Simone de Beauvoir Explains “Why I’m a Feminist” in a Rare TV Interview (1975) [Open Culture]
In Simone de Beauvoir’s 1945 novel The Blood of Others, the narrator, Jean Blomart, reports on his childhood friend Marcel’s reaction to the word “revolution”:
It was senseless to try to change anything in the world or in life; things were bad enough even if one did not meddle with them. Everything that her heart and her mind condemned she rabidly defended—my father, marriage, capitalism. Because the wrong lay not in the institutions, but in the depths of our being. We must huddle in a corner and make ourselves as small as possible. Better to accept everything than to make an abortive effort, doomed in advance to failure.

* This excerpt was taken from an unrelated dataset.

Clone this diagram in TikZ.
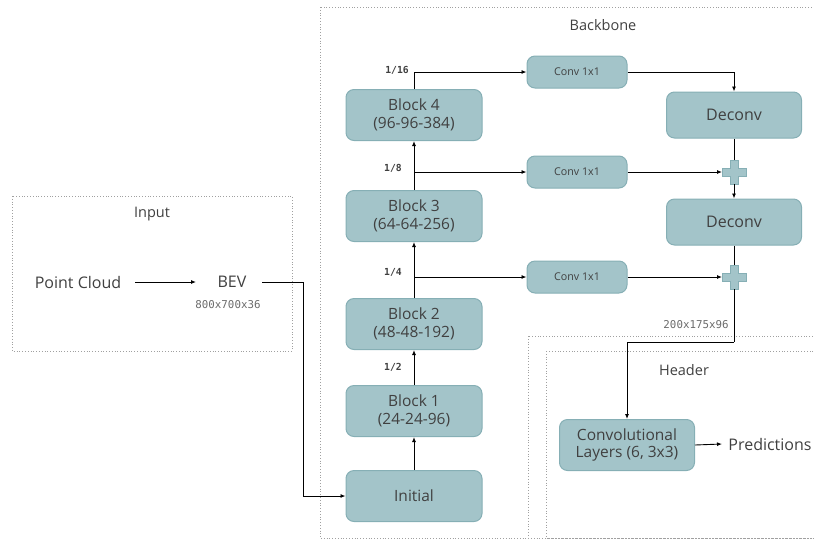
\documentclass[tikz,border=0pt]{standalone}
\usepackage{fontspec}
\setmainfont{Open Sans}
\newfontfamily\monofont{DejaVu Sans Mono}
\usetikzlibrary{arrows.meta,calc}
\definecolor{boxfill}{HTML}{A3C4C9}
\definecolor{boxline}{HTML}{86AFB5}
\definecolor{txt}{HTML}{404040}
\definecolor{framecol}{HTML}{A0A0A0}
\tikzset{
  blk/.style={draw=boxline, fill=boxfill, rounded corners=8pt, line width=1pt,
    text=txt, align=center, font=\fontsize{15.5}{17.5}\selectfont, inner sep=0pt},
  mainblk/.style={blk, minimum width=136pt, minimum height=51pt},
  convsmall/.style={blk, minimum width=100pt, minimum height=32pt, font=\fontsize{10.7}{12}\selectfont},
  deconvblk/.style={blk, minimum width=135pt, minimum height=46pt, font=\fontsize{16}{18}\selectfont},
  plain/.style={text=txt, font=\fontsize{16}{18}\selectfont, inner sep=0pt},
  framelabel/.style={text=txt, font=\fontsize{14.5}{16}\selectfont, inner sep=0pt},
  scalelabel/.style={font=\monofont\bfseries\fontsize{9.7}{11}\selectfont, text=txt, inner sep=0pt},
  dimlabel/.style={font=\monofont\fontsize{10.8}{12}\selectfont, text=black!58, inner sep=0pt},
  frame/.style={draw=framecol, dotted, line width=0.8pt},
  arr/.style={-{Latex[length=5pt,width=4pt]}, line width=0.9pt},
  link/.style={line width=0.9pt},
  plusnode/.style={minimum size=24pt, inner sep=0pt},
}
% plus-shaped adder drawn around a named node
\newcommand{\plusmark}[1]{%
  \path[fill=boxfill, draw=boxline, line width=0.8pt]
    ($(#1)+(-4,-12)$) -- ++(8,0) -- ++(0,8) -- ++(8,0) -- ++(0,8) -- ++(-8,0)
    -- ++(0,8) -- ++(-8,0) -- ++(0,-8) -- ++(-8,0) -- ++(0,-8) -- ++(8,0) -- cycle;}
\begin{document}
\begin{tikzpicture}[x=1pt, y=-1pt]
\useasboundingbox (0,0) rectangle (814,539);
\clip (0,0) rectangle (814,539);

% frames
\draw[frame] (12,196) rectangle (292,351);
\draw[frame] (320,7) rectangle (830,538);
\draw[frame] (528,336) rectangle (830,560);
\draw[frame] (546,351) rectangle (830,538);
\node[framelabel] at (152,214) {Input};
\node[framelabel] at (603,25) {Backbone};
\node[framelabel] at (684,370) {Header};

% input
\node[plain] (pc) at (78,282) {Point Cloud};
\node[plain] (bev) at (232,282) {BEV};
\node[dimlabel] (bevdim) at (228,305) {800x700x36};

% backbone blocks
\node[mainblk] (init) at (414,496) {Initial};
\node[mainblk] (b1) at (414,411) {Block 1\\(24-24-96)};
\node[mainblk] (b2) at (414,324) {Block 2\\(48-48-192)};
\node[mainblk] (b3) at (414,216) {Block 3\\(64-64-256)};
\node[mainblk] (b4) at (414,115) {Block 4\\(96-96-384)};

\node[convsmall] (c1) at (577,72) {Conv 1x1};
\node[convsmall] (c2) at (577,172) {Conv 1x1};
\node[convsmall] (c3) at (577,277) {Conv 1x1};

\node[deconvblk] (d1) at (734,115) {Deconv};
\node[deconvblk] (d2) at (734,222) {Deconv};

\node[plusnode] (p1) at (734,172) {};
\node[plusnode] (p2) at (734,277) {};
\plusmark{p1}
\plusmark{p2}

% header
\node[blk, minimum width=135pt, minimum height=51pt] (cl) at (627,445) {Convolutional\\Layers (6, 3x3)};
\node[plain] (pred) at (770,444) {Predictions};
\node[dimlabel] (featdim) at (696,325) {200x175x96};

% scale labels
\node[scalelabel] at (397,70) {1/16};
\node[scalelabel] at (393,168) {1/8};
\node[scalelabel] at (393,272) {1/4};
\node[scalelabel] at (393,367) {1/2};

% connectors
\coordinate (pcout) at (135,282);
\coordinate (bevin) at (196,282);
\coordinate (bevout) at (262,282);
\coordinate (bevturn) at (303,282);
\coordinate (s8) at (414,172);
\coordinate (s4) at (414,277);
\coordinate (outturn) at (734,342);
\coordinate (predin) at (722,444);

\draw[arr] (pcout) -- (bevin);
\draw[link] (bevout) -- (bevturn);
\draw[arr] (bevturn) |- (init.west);

\draw[arr] (init.north) -- (b1.south);
\draw[arr] (b1.north) -- (b2.south);
\draw[arr] (b2.north) -- (b3.south);
\draw[arr] (b3.north) -- (b4.south);

\draw[arr] (b4.north) |- (c1.west);
\draw[arr] (s8) -- (c2.west);
\draw[arr] (s4) -- (c3.west);

\draw[arr] (c1.east) -| (d1.north);
\draw[arr] (c2.east) -- ($(p1.center)+(-12,0)$);
\draw[arr] (c3.east) -- ($(p2.center)+(-12,0)$);
\draw[link] (d1.south) -- ($(p1.center)+(0,-12)$);
\draw[arr] ($(p1.center)+(0,12)$) -- (d2.north);
\draw[link] (d2.south) -- ($(p2.center)+(0,-12)$);
\draw[link] ($(p2.center)+(0,12)$) -- (outturn);
\draw[arr] (outturn) -| (cl.north);
\draw[arr] (cl.east) -- (predin);
\end{tikzpicture}
\end{document}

Marcel’s fearful fatalism represents everything De Beauvoir condemned in her writing, most notably her groundbreaking 1949 study, The Second Sex, often credited as the foundational text of second-wave feminism. De Beauvoir rejected the idea that women’s historical subjection was in any way natural—“in the depths of our being.” Instead, her analysis faulted the very institutions Marcel defends: patriarchy, marriage, capitalist exploitation.
In the 1975 interview above with French journalist Jean-Louis Servan-Schreiber—“Why I’m a Feminist”—De Beauvoir picks up the ideas of The Second Sex, which Servan-Schreiber calls as important an “ideological reference” for feminists as Marx’s Capital is for communists.